The Advocates can object on the grounds of:
-Hearsay, when the witness says something that someone else said
-Leading Question, when the advocate tries to lead the answer of the witness during the direct examination
-Irrelevant, when someone during the Cross Examination asks the witness something that it has not brought up by the advocates during the Direct Examination.
Examination of Evidence
At this part of the trial, the judges are called to examine all pieces of evidence which were presented to the court. Firstly each judge gets appointed a different piece of evidence they have to read it and judge it on some certain grounds relevancy, reliability and authenticity. Finally, they have to present to the rest of the judges what was the outcome of their examination.

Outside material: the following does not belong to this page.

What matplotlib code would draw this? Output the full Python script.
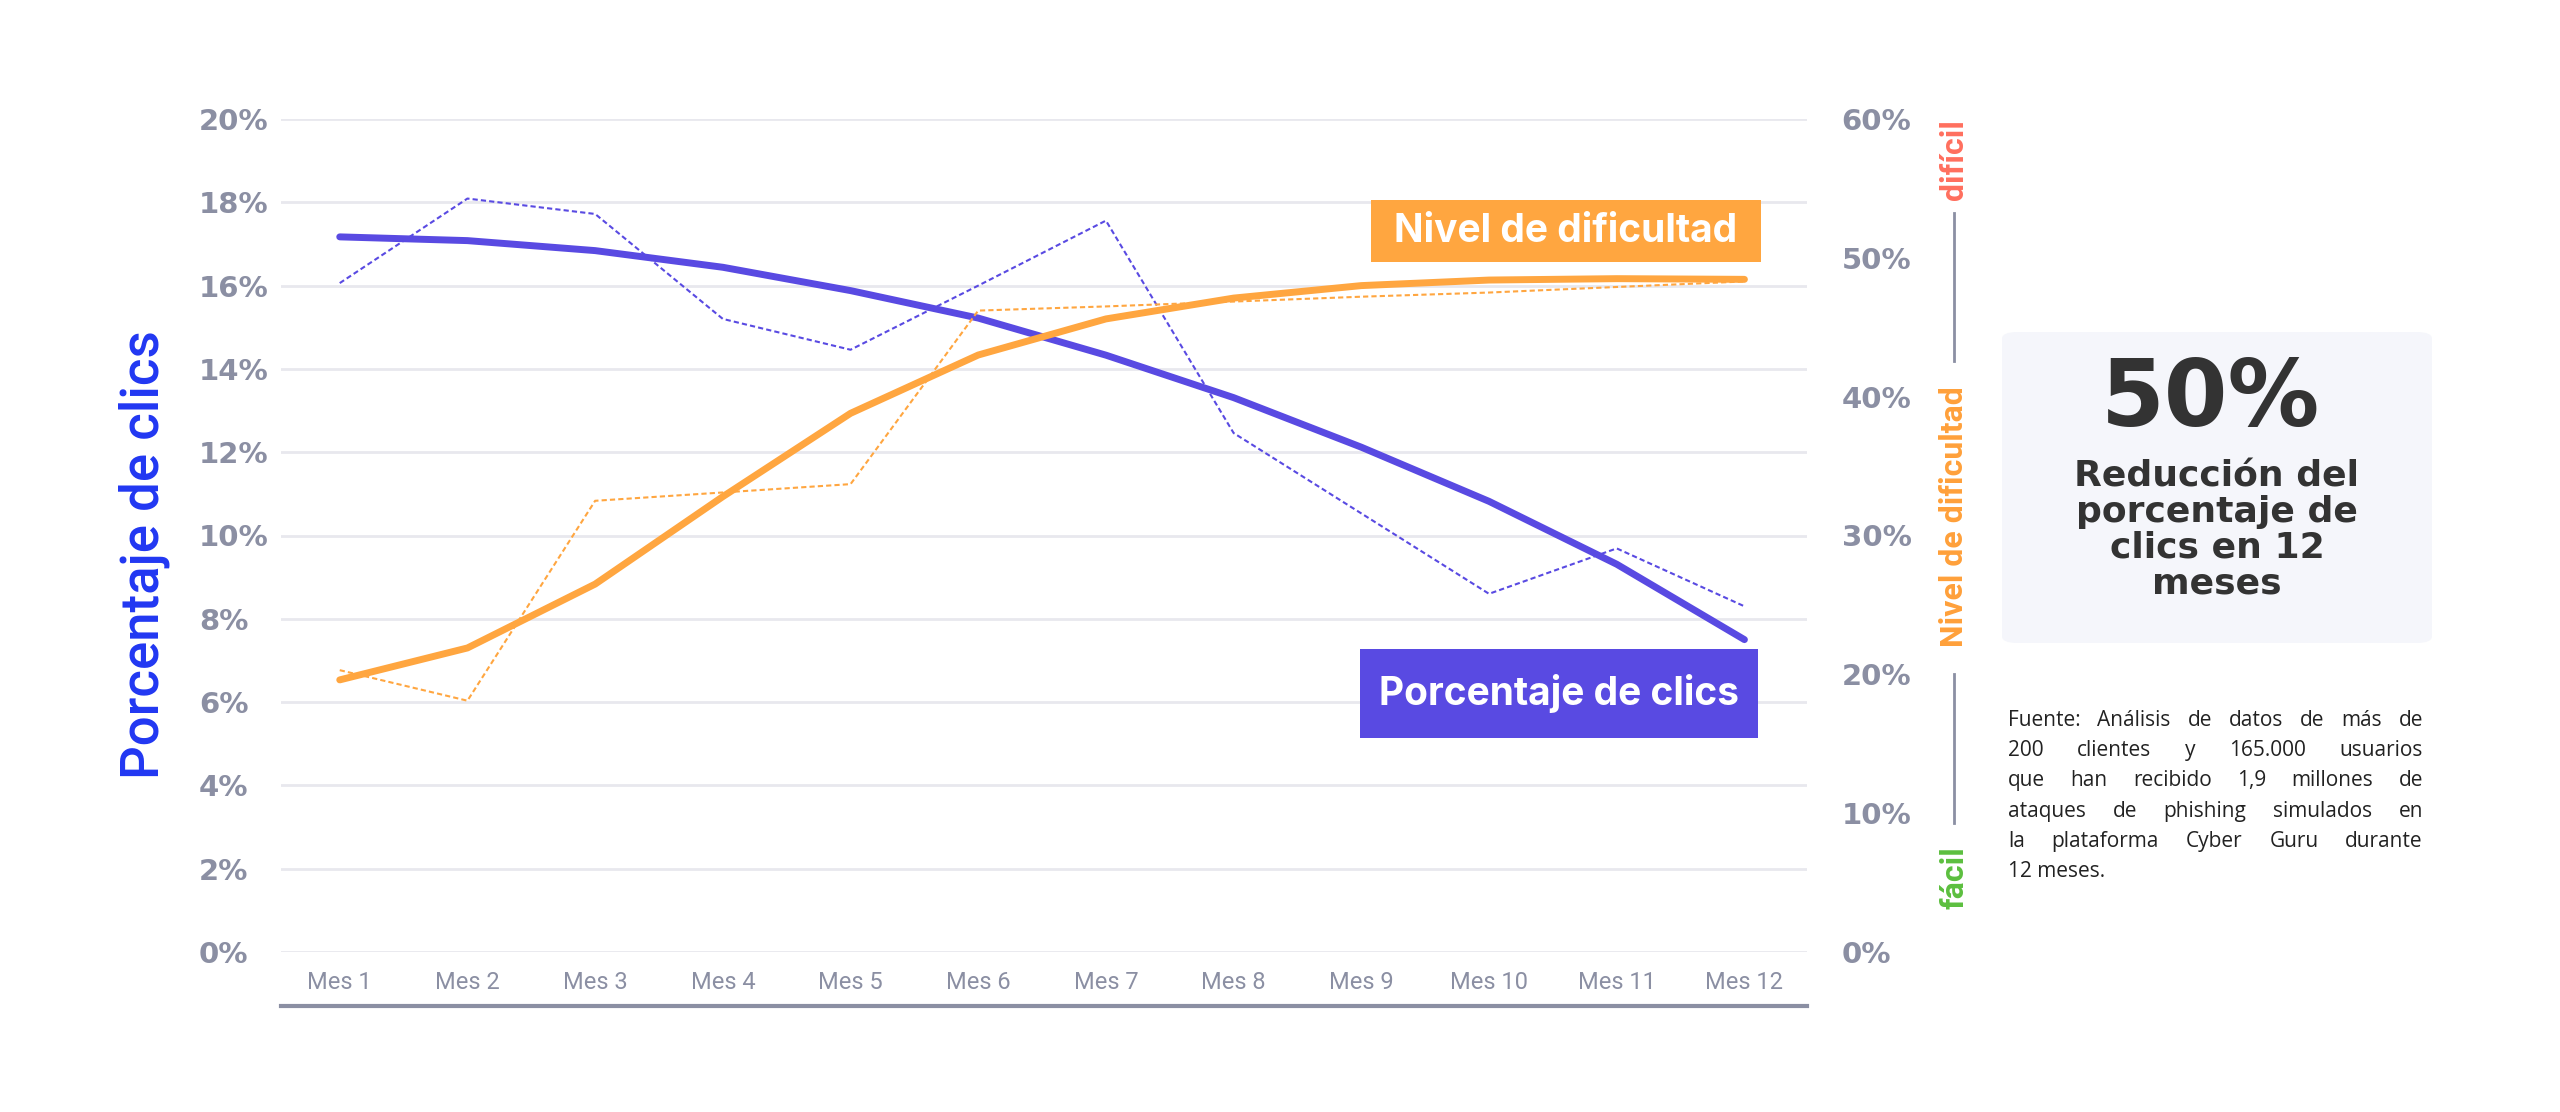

The advocates can object on:
–reliability, e.x This document if from an unknown author
–relevance, e.x It is not relevant to our case
The closing statements is the time where advocates can outline some points of the trial repeat some of the facts that they had previously mentioned and also solve some questions that the court may have.

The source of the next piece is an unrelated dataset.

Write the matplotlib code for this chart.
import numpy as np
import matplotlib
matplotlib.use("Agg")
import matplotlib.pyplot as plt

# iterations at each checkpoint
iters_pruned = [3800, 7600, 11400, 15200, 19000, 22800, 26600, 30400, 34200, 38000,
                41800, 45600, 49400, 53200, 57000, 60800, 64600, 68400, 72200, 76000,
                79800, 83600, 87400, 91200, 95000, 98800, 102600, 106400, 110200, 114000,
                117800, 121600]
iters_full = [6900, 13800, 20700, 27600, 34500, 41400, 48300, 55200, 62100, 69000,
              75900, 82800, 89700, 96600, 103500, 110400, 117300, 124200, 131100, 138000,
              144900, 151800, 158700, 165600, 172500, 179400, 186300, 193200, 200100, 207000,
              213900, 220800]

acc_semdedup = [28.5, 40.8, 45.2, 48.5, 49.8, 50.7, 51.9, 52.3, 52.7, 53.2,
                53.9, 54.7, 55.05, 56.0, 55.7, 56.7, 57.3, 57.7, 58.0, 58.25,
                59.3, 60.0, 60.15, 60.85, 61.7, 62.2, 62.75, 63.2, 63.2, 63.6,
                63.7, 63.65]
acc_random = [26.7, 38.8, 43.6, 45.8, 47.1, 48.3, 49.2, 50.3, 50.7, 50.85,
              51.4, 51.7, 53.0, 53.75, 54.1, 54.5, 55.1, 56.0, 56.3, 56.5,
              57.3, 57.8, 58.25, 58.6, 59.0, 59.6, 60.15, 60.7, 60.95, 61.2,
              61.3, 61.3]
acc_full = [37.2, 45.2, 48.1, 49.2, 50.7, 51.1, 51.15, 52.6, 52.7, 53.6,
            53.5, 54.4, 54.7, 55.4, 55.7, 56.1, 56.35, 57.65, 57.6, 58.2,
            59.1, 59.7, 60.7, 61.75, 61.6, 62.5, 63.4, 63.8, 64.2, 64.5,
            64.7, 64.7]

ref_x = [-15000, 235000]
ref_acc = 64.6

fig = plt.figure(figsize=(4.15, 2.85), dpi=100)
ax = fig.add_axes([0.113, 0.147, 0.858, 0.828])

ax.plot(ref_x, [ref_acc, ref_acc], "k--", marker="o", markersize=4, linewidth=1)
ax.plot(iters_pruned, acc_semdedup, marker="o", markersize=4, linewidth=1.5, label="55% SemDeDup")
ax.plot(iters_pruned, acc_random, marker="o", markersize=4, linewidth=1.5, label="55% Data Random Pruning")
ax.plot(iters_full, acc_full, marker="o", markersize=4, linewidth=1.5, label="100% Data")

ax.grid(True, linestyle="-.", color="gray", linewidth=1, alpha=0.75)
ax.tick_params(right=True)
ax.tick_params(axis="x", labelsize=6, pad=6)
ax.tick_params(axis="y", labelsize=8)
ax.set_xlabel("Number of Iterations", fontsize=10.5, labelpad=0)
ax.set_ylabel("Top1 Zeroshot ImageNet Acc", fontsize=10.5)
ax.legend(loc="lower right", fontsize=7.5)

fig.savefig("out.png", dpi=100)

Prior to the beginning of trial, the memorandum of each party is presented to the judges. This document contains information on the case, from the perspective of the specific party. For example, historical information, points of law/legal principles, facts and the country’s policy. Finally, it contains the prayer of each party.
Before the trial begins, both advocate teams discuss and agree on certain facts. The advocates should be careful of what they agree on, as these stipulations become real evidence that are not questioned during the case. Meaning, from the moment they are presented to the court, they cannot be changed.
Evidence is used by each party to support their points. It is divided into two categories, real evidence and testimony. Real evidence consists of material objects, such as documents, books, articles and treatises. A testimony is the statement made by a witness, under oath. The statements of fictional characters and advocates do not count as evidence. The advocates should take into consideration the validity of the sources. Wikipedia is not a credible source.
Burden of Proof
The burden of proof is based on the principle of actori incumbit probatio, meaning the claimant needs to prove their claim as being proof with a superiority of weight. The applicant has to persuade a simple majority of 51% of the judges. If the applicant met the burden of proof, they win.
A hearsay question is when a question is asked about someone who is not present in the Courtroom.
Leading questions are questions that suggest the answer which is most wanted in the witness’s response. For example, questions which provide the answer and thus, they are simple restated. These types of questions are only allowed in cross-examination, but not during the direct examination of a witness. However, when a hostile witness is called upon, leading questions would be allowed during the direct examination.